Paper No. 194-6
Presentation Time: 9:00 AM-6:30 PM
ESTIMATING THE DURATION OF A MASS EXTINCTION ACCOUNTING FOR SIGNOR-LIPPS EFFECT
CHOI, Kevin T.1, ZHANG, Eric H.2, SHORAKA, Madison H.2, ZAVEZ, Melissa J.3 and WANG, Steve C.2, (1)Mathematics and Statistics, Swarthmore College, 500 College Ave, Swarthmore, PA 19081; Economics, Swarthmore College, 500 College Ave, Swarthmore, PA 19081, (2)Mathematics and Statistics, Swarthmore College, 500 College Ave, Swarthmore, PA 19081, (3)Computer Science, Swarthmore College, 500 College Ave, Swarthmore, PA 19081
A key question in studies of mass extinctions is whether the extinction was a sudden or gradual event. This question may be addressed by examining the locations of fossil occurrences in a stratigraphic section. However, due to the Signor-Lipps effect, the fossil record can be consistent with both sudden and gradual extinctions. Rather than being limited to rejecting or not rejecting a particular scenario, ideally we should estimate the
range of extinction scenarios that is consistent with the fossil record. In other words, rather than testing the simplified distinction of “sudden versus gradual,” we should be asking, “How gradual?”
Wang et al (2012) described a method for answering the question “How gradual could the extinction have been?” by developing a confidence interval for the duration of a mass extinction. For example, the method can be used to estimate with 90% confidence that an extinction took place over a duration of 0.3 to 1.1 million years, or 24 to 57 meters of stratigraphic thickness. However, their method assumed uniform preservation and recovery, which is unrealistic.
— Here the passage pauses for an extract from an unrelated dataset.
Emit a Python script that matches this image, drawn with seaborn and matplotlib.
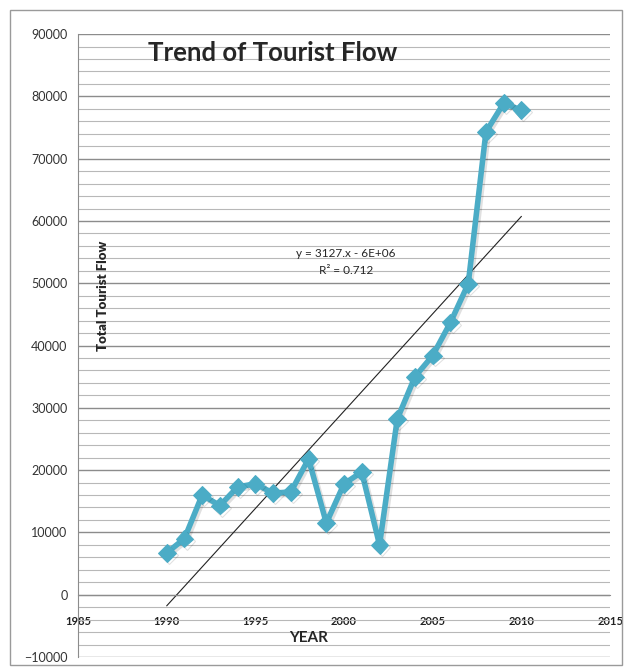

Here we describe a new method for estimating the duration of an extinction event that does not assume uniform recovery. We also implement a binary search algorithm to speed up the computation time by an order of magnitude. The method incorporates the Adaptive Beta Method of Wang et al (2016) to allow for increasing or decreasing fossil recovery potential. We illustrate its use with data from Late Cretaceous ammonites from Seymour Island, Antarctica.